Saturday, June 16, 2012

Editors miss the really big picture

Commuters lining up for a 2:30 bus from Manhattan to East Brunswick, New Brunswick and Princeton on Friday. The bus was late, and many people stood in the aisle.


The Record's editors ran photos of a rotund Governor Christie with obesity fighter Michelle Obama on Friday, but it never occurred to any of them to ask what Christie or New Jersey is doing to fight the epidemic.

It is more of the same irresponsible silence the editors have maintained since Christie took office more than 2 years ago, even though he had a health scare last year and appears to be losing his own waistline battle.

" ... Christie ushered Michelle Obama with a touch on her shoulder to look through a glass pane above the 16-acre site" of the new World Trade Center in Manhattan, the Woodland Park daily reported on Friday (A-11).

Student shames editors

But a student member of The Record's own Diversity in Journalism Workshop didn't mince words elsewhere in Friday's paper:

Amanda Eisenberger, a 12th grader at Pascack Hills High School, noted that despite growing obesity in New Jersey, Christie's has ignored the issue (A-23).

" ... Where is health-care reform, especially for childhood obesity," Eisenberger said. 

The Page 1 story and photo reporting the visit of President Obama to Manhattan ran under this headline:


A break from politics
to reflect on progress



That sounds like a decent headline, but from the first paragraph the story is filled with nothing but politics.

Where was Editor Marty Gottlieb? Stuck in traffic on his commute home to Manhattan? 

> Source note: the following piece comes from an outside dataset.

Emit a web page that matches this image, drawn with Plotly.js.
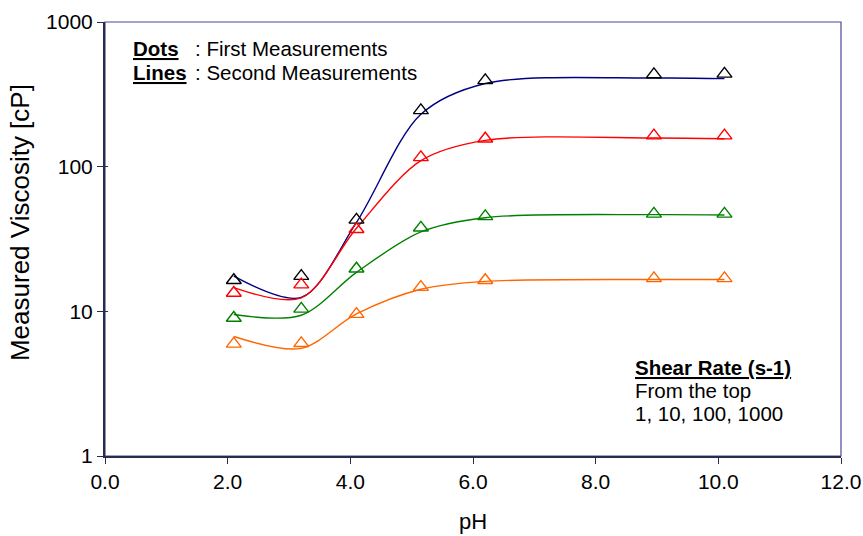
<!DOCTYPE html>
<html>
<head>
<meta charset="utf-8">
<script src="https://cdn.plot.ly/plotly-3.0.1.min.js"></script>
<style>html,body{margin:0;padding:0;background:#fff;}#chart{width:863px;height:536px;}</style>
</head>
<body>
<div id="chart"></div>
<script>
// pH values
const pH = [2.1, 3.2, 4.1, 5.15, 6.2, 8.95, 10.1];
// First measurements (dots), by shear rate (s-1)
const dots1    = [16.4, 17.5, 42.9, 245, 395, 434, 438];
const dots10   = [13.4, 15.3, 36.9, 116, 156, 164, 164];
const dots100  = [9.0, 10.4, 19.7, 37.8, 45.3, 47.2, 47.2];
const dots1000 = [5.96, 6.01, 9.56, 14.7, 16.4, 16.9, 16.9];
// Second measurements (smoothed lines)
const line1    = [17.5, 12.5, 41.2, 230, 376, 410, 406];
const line10   = [14.6, 12.4, 37.5, 110, 152, 158, 156];
const line100  = [9.5, 9.4, 18.6, 35.4, 44.4, 46.6, 46.3];
const line1000 = [6.7, 5.55, 9.6, 14.2, 16.1, 16.6, 16.6];

const xTicks = [0, 2, 4, 6, 8, 10, 12];
const xTickText = ['0.0', '2.0', '4.0', '6.0', '8.0', '10.0', '12.0'];
const yTicks = [1, 10, 100, 1000];
const yTickText = ['1', '10', '100', '1000'];

const lineColors = ['#000080', '#FF0000', '#008000', '#FF6600'];
const dotColors  = ['#000000', '#FF0000', '#008000', '#FF6600'];
const lineSets = [line1, line10, line100, line1000];
const dotSets = [dots1, dots10, dots100, dots1000];

const FONT = 'Liberation Sans, Arial, sans-serif';
const traces = [];
lineSets.forEach((ys, i) => {
  traces.push({
    x: pH, y: ys, type: 'scatter', mode: 'lines',
    line: {color: lineColors[i], width: 1.4, shape: 'spline', smoothing: 0.9},
    showlegend: false, hoverinfo: 'skip'
  });
});
dotSets.forEach((ys, i) => {
  traces.push({
    x: pH, y: ys, type: 'scatter', mode: 'markers',
    marker: {symbol: 'triangle-up-open', size: 13, color: dotColors[i], line: {color: dotColors[i], width: 1.4}},
    showlegend: false, hoverinfo: 'skip'
  });
});
// invisible helper for inside y tick stubs
traces.push({x: [0], y: [1], yaxis: 'y2', mode: 'markers', marker: {opacity: 0}, showlegend: false, hoverinfo: 'skip'});

const layout = {
  width: 863, height: 536,
  margin: {l: 105, r: 22, t: 22, b: 80},
  paper_bgcolor: '#ffffff', plot_bgcolor: '#ffffff',
  font: {family: FONT, size: 20, color: '#000'},
  showlegend: false,
  xaxis: {
    range: [0, 12], tickvals: xTicks, ticktext: xTickText,
    showgrid: false, zeroline: false,
    showline: true, linecolor: '#2a2a4a', linewidth: 1.5,
    ticks: 'outside', ticklen: 6, tickcolor: '#2a2a4a', tickwidth: 1,
    tickfont: {family: FONT, size: 21, color: '#000'},
    title: {text: 'pH', font: {family: FONT, size: 22, color: '#000'}, standoff: 22}
  },
  yaxis: {
    type: 'log', range: [0, 3], tickvals: yTicks, ticktext: yTickText,
    showgrid: false, zeroline: false,
    showline: true, linecolor: '#2a2a4a', linewidth: 2,
    ticks: 'outside', ticklen: 6, tickcolor: '#2a2a4a', tickwidth: 1,
    tickfont: {family: FONT, size: 21, color: '#000'}
  },
  yaxis2: {
    type: 'log', range: [0, 3], tickvals: yTicks, overlaying: 'y', side: 'left',
    showticklabels: false, showgrid: false, zeroline: false, showline: false,
    ticks: 'inside', ticklen: 3, tickcolor: '#2a2a4a', tickwidth: 1
  },
  shapes: [
    {type: 'rect', xref: 'paper', yref: 'paper', x0: 0, x1: 1, y0: 0, y1: 1,
     line: {color: '#4848a0', width: 1.2}, layer: 'below'}
  ],
  annotations: [
    {text: 'Measured Viscosity [cP]', textangle: -90, x: -0.1155, y: 0.539, xref: 'paper', yref: 'paper', xanchor: 'center', yanchor: 'middle', showarrow: false, font: {family: FONT, size: 26, color: '#000'}},
    {text: '<b><u>Dots</u></b>', x: 0.0353, y: 0.940, xref: 'paper', yref: 'paper', xanchor: 'left', yanchor: 'middle', showarrow: false, font: {family: FONT, size: 20.5, color: '#000'}},
    {text: ': First Measurements', x: 0.120, y: 0.940, xref: 'paper', yref: 'paper', xanchor: 'left', yanchor: 'middle', showarrow: false, font: {family: FONT, size: 20.5, color: '#000'}},
    {text: '<b><u>Lines</u></b>', x: 0.0353, y: 0.8825, xref: 'paper', yref: 'paper', xanchor: 'left', yanchor: 'middle', showarrow: false, font: {family: FONT, size: 20.5, color: '#000'}},
    {text: ': Second Measurements', x: 0.120, y: 0.8825, xref: 'paper', yref: 'paper', xanchor: 'left', yanchor: 'middle', showarrow: false, font: {family: FONT, size: 20.5, color: '#000'}},
    {text: '<b><u>Shear Rate (s-1)</u></b>', x: 0.717, y: 0.205, xref: 'paper', yref: 'paper', xanchor: 'left', yanchor: 'middle', showarrow: false, font: {family: FONT, size: 20.5, color: '#000'}},
    {text: 'From the top', x: 0.717, y: 0.150, xref: 'paper', yref: 'paper', xanchor: 'left', yanchor: 'middle', showarrow: false, font: {family: FONT, size: 20.5, color: '#000'}},
    {text: '1, 10, 100, 1000', x: 0.717, y: 0.099, xref: 'paper', yref: 'paper', xanchor: 'left', yanchor: 'middle', showarrow: false, font: {family: FONT, size: 20.5, color: '#000'}}
  ]
};

Plotly.newPlot('chart', traces, layout, {staticPlot: true, displayModeBar: false});
</script>
</body>
</html>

Where was Production Editor Liz Houlton, supervisor of the news copy desk, which wrote that bad headline? Out shopping for another schmatta?

Hyping job growth

Elsewhere on Friday's front page and on A-3 on Saturday, stories extinguish Christie's "fire" -- exaggerated claims about job gains -- and report they are unlikely to support his proposed income-tax cuts.

Meanwhile, Road Warrior John Cichowski reported on an issue of grave concern among New Jersey commuters:

Thousands of drivers stuck in colossal traffic jams -- and thousands of other commuters standing in bus and train aisles -- have been reflecting deeply on the poor quality of license plates and wondering whether the state is doing anything about that (L-1 on Friday).

Hackensack news?

On Friday's L-5, head Assignment Editor Deirdre Sykes and Deputy Assignment Editor Dan Sforza ran another story on revitalization plans for downtown Hackensack.

The editors have never reported on how Main Street fared during the recession nor explored the impact of North Jersey Media Group's wholesale abandonment of its former home, where the paper prospered for more than 110 years.

And where is the story about the huge Walmart planned for NJMG land at 80 and 150 River St.?

Chocolate-covered lox?

In an appraisal of Blue Fish in Ridgewood, Restaurant Reviewer Elisa Ung turns up her nose at healthy Mediterranean seafood entrees, apparently devoid of cream and butter (BL-18 and 19 on Friday).

In the data box, she noted the restaurant is "less appropriate for complex preparations."

In the review, she seems disappointed baked scrod was "simply adorned with lemon, garlic, white wine and olive oil," and that sea bass had "just" tomatoes, lemon, herbs and scallion. 

Ambulance chasing

Sykes and Sforza needed two large photos of non-fatal gas-line and automobile accidents to fill the Local news section today (L-2 and L-3).

A large chunk of the section front is devoted to a decidedly non-local story -- a California man who ran across the country and the George Washington Bridge (L-1).

On L-3, The Star-Ledger -- not The Record -- reports that two apparent suicide attempts on the GWB were thwarted on Thursday evening.

One of the would-be jumpers was homeless, but the other apparently was just trying to get out of the expensive lease on his BMW.

Food riot

A follow-up to Friday's story on a food fight in the Westwood High School cafeteria doesn't explore the cause (L-3).

Although it is well-known among parents and students that the food served at Hackensack High and many other high schools in Bergen County truly sucks, The Record has never published a word about it.